On l0th August 1914 he saw a notice asking for volunteers for the Aviation Corps, and applied. Two days later he was mobilised and it was not until 12th November that he was posted to the Aviation Replacements Section at Adlershof, from where pilots and observers were sent on courses at various aircraft factories. He learned to fly at LVG, where he was also taught about engines, aeroplane construction and meteorology and how to use a compass. On his eighth day he began flying with several ascents at heights of fifty to eighty metres, and landings, under an instructor. After fifty-four flights he went solo on 31st January 1915. On 9th February he passed the pilots’ test, which demanded five figures of eight and a landing after each at a place marked by a red flag. Then came the preliminary test for a “war pilot”: 20 smooth landings and two flights of 30 minutes at 500 metres. After that he had to pass the actual “war pilot’s” test of one hour at 2000 metres and a glide down from 800 metres. Next, on 11th February, came the “field pilot’s” test. On this, he had to climb to 2600 metres, which took him 65 minutes, then descend to 2400 metres for 20 minutes’ straight and level flying, followed by another short drop to 2200, from where he glided down to land in three minutes. His instructor was very pleased.
He was naïf, it seems. He wrote to tell his mother that he was very popular with his superiors, his fellow pupils and his subordinates. Was he clairvoyant, that he could divine what underlings thought of him? They would hardly have fawned on him with expressions of praise.
On 12th February he returned to the Aviation Replacements Section for further instruction. By the end of the month he had made forty-five flights, but none across country, and was assessed the best pilot on the course. Two pilots were wanted for the Front and Immelmann was told he could be one of
them if he demonstrated a landing from 800 metres and another landing on rough ground. Attempting the latter, he hit a manure heap and turned over, was unhurt but failed to qualify for the front line. Finally he had to make fifteen landings outside the aerodrome and do three cross-country flights.
On 12th April he joined No. 10 Field Section for artillery co-operation. His aeroplane was prepared for operations by the fitting of metal sheets under the fuel tank and seats, a bomb rack and map board.

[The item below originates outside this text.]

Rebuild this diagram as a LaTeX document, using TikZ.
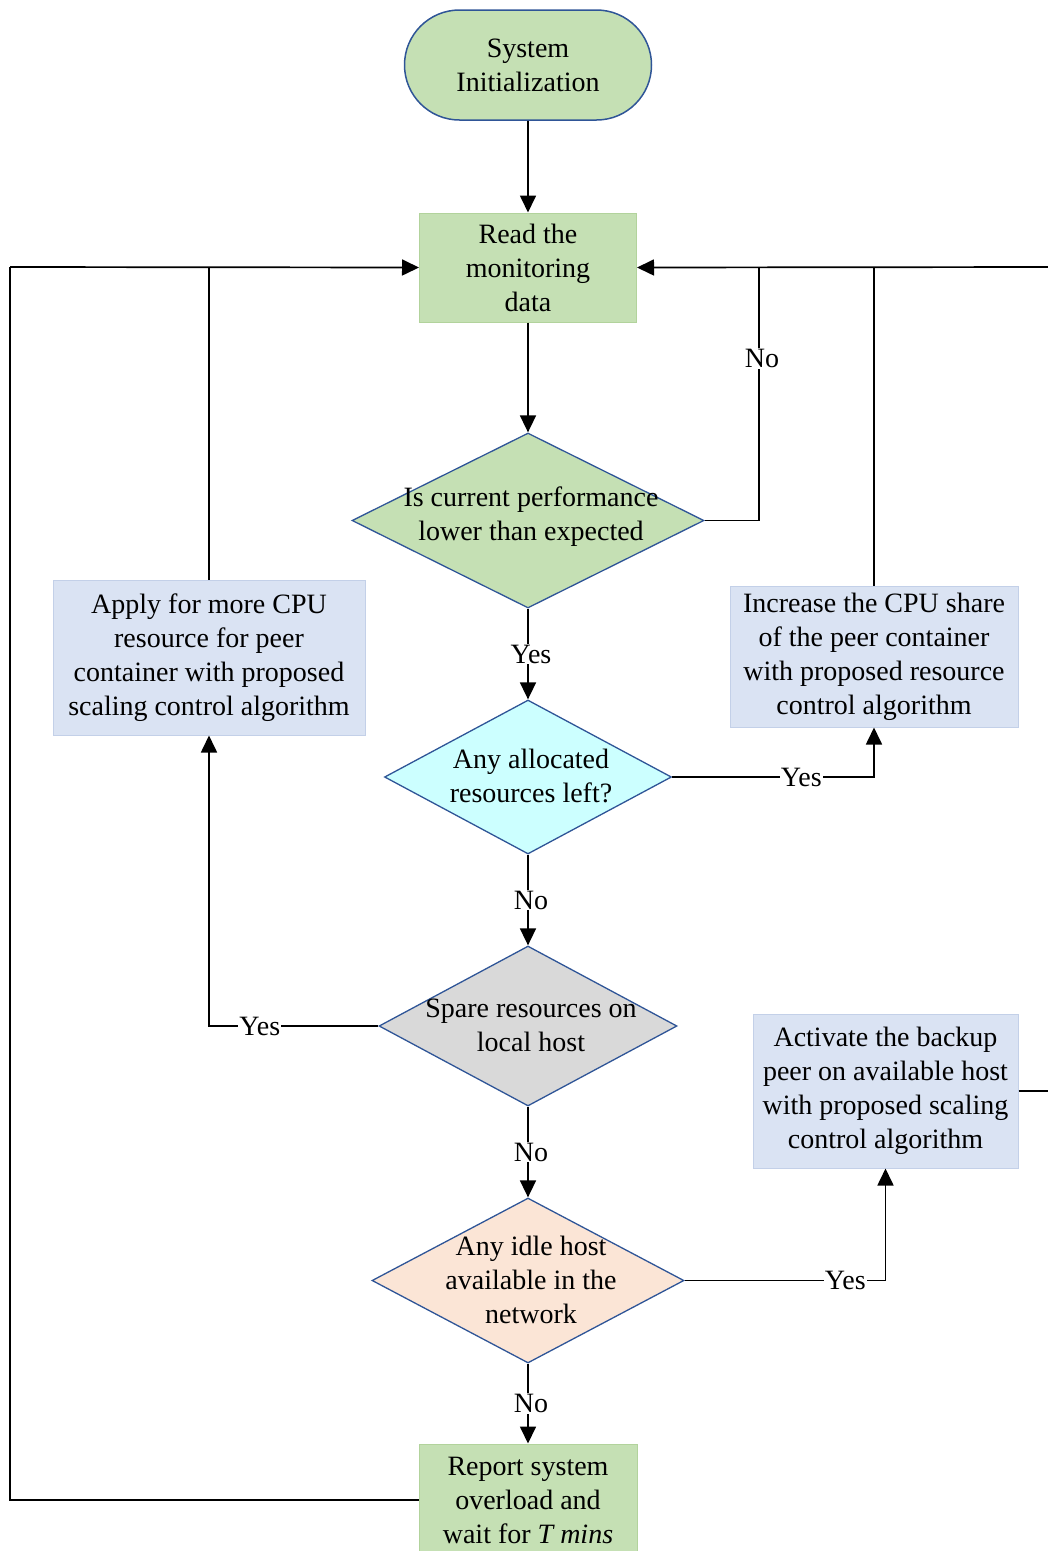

There were ten officers on the section, five pilots and five observers. “The gentlemen are all very nice,” he wrote to his mother, “but that is a matter of course with airmen.”
He spent only two weeks there before being transferred to Flying Section 62, which was being formed under the command of Hauptmann Kastner to fly LVGs. Three of the six pilots were lance corporals but all six observers were officers; four of them ex-cavalrymen. One of the pilots was Oswald Boelcke, with whom Immelmann formed a close friendship. They had in common a serious disposition, the constant search for innovations that would make them and their Abteilung more efficient, and reserved, highly self-disciplined natures. Boelcke, a devout Catholic and in every sense a good man, evolved into the first great fighter leader and remains one of the most admired figures in the development of air fighting.
In May 1915, Flying Section 62 was among those which were re-equipped with the new Fokker E1, a single-seater monoplane that revolutionised the situation in the air over the Western Front by devastating the French and British air forces. At the year’s end, Immelmann had shot down five aircraft and Boelcke three: with many more in prospect for them both.
More typical of the average pilot, who did not attain fame but shared all the dangers of those who did, was Hauptmann A. D. Haupt-Heydemarck. He at once gives the impression of having been an easy-going, good-natured man, a pleasant companion. Initially, he was not fired with any particular zeal for flying; he went in for it because the chance came his way and he took it more out of curiosity and boredom than with dedication. Patience he certainly had: his flying apprenticeship began in the summer of 1912 and, after a two-year interim, was resumed in 1915. He was an infantry lieutenant when his regimental Adjutant announced that volunteers were needed for training as pilots and observers. Every officer stepped forward, but the Army was in no hurry and they were left waiting months for a summons to flying school.